# Data provided

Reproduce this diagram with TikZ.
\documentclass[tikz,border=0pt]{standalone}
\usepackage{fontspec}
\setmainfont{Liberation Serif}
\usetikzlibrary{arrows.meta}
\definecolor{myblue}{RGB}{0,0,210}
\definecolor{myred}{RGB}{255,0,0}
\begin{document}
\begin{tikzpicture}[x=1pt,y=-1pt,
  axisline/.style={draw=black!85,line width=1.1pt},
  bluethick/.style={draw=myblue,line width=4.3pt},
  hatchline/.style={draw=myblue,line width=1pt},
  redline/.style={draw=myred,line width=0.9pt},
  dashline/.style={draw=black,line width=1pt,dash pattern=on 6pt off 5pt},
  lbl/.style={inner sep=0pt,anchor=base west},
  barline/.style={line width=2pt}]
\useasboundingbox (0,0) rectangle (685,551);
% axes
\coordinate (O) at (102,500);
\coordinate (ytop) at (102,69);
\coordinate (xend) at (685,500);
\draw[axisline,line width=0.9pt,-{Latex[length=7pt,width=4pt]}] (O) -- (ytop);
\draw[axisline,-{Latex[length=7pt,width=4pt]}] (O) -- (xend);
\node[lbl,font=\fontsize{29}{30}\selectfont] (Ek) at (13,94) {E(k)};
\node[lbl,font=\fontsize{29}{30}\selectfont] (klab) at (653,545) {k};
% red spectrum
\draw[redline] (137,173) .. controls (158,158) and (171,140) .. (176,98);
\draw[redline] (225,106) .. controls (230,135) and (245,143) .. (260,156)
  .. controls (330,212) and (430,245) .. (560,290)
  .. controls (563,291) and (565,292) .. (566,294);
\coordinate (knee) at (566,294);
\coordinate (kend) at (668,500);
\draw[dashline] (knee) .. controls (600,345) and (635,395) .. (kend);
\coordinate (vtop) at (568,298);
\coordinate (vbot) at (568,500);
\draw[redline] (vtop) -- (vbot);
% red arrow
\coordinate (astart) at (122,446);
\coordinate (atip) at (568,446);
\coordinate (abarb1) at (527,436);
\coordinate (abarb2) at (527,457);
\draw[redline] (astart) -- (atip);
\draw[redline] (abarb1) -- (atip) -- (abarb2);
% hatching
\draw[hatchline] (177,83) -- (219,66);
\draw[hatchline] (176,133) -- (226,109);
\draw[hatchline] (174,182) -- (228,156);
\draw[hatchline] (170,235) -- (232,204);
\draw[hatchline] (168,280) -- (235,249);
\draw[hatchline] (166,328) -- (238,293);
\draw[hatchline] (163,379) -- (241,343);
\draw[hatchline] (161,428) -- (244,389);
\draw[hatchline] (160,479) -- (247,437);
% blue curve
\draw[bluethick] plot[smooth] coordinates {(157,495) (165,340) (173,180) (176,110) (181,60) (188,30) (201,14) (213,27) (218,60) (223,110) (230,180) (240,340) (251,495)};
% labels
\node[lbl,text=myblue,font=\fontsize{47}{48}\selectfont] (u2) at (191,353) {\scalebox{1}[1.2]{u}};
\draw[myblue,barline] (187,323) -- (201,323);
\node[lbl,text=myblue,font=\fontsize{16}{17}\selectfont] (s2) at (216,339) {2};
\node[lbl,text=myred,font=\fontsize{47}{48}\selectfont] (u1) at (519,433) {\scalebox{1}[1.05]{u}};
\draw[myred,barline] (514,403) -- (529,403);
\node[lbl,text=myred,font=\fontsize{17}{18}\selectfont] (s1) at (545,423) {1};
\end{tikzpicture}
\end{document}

--

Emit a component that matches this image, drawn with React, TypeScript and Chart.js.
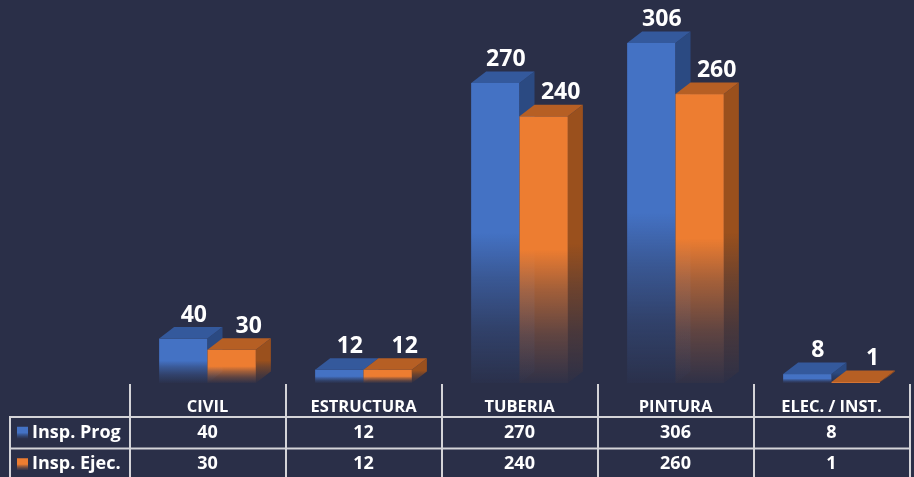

# Task details
Copy all lines from the entries that contain the word "with".

# Exercise answer
Reproduce this diagram with TikZ.
Emit a component that matches this image, drawn with React, TypeScript and Chart.js.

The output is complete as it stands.